By using the scheme shown in Fig. 8, the voltage at the input of the regulator is selected based on the desired output voltage to reduce power dissipation. With the example above, now suppose that for 3.3V, the input to the regulator is 14.8V, the power dissipation is reduced to 34.5W now! That's 75W less than the previous example!

For my unit, the voltage bins transitions happen for output voltages 8V, 15V, 21V and 30V. This is a good design decision rather than having a fixed 40V input for the regulator.

Output testing

For testing the output, different resistor combinations were used as the load. In addition, a constant current circuit was used even as the output voltage is varied. A simple circuit can be designed using the jellybean LM317 part. The datasheet shows an example circuit in Section 9.3.3 (Precision Current-Limiter Circuit).

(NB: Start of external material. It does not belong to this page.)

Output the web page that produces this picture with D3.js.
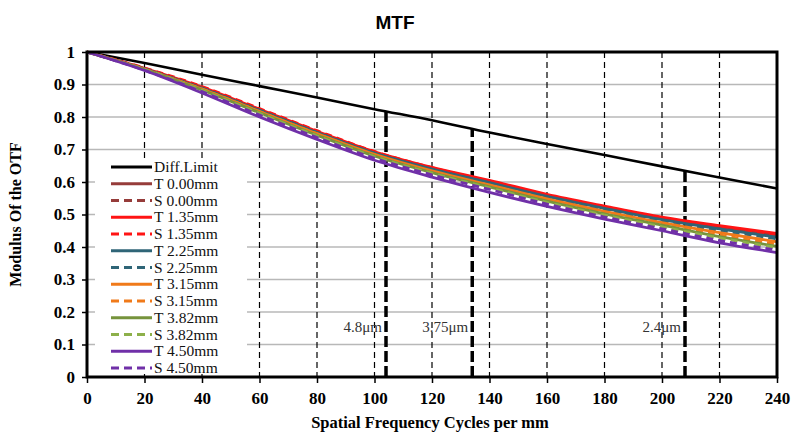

Fig. 9 - constant current circuit using LM317

The output (ADJUST pin) is tied to GND for testing. Using R1 = 4.7Ω provides a ~250mA constant current load. Similarly, R1 is swapped out for lower values for higher currents. It is important to have a heatsink mounted on the LM317, especially at higher voltages. This constant current value was also used to validate the output current display across PSU output voltages.

Other observations

1. The logic GND for the electronics are shorted to the positive output instead of the negative output. Even though the circuits in the PSU closely reflect those of PS305D Schematic Main/Display/Controls, this grounding scheme is reflected in hy_3005_dc_power_supply.
2. Many of these 30V 5A power supplies seem to be based on a couple base designs with slight tweaks in implementation.
3. The build quality appears shoddy. Many components were haphazardly soldered - many caps weren't fully seated. The fan wires run adjacent to (and touch) the (potentially very hot) heatsink for the transistors. However, none of these appear to impact functionality, at least in the short term.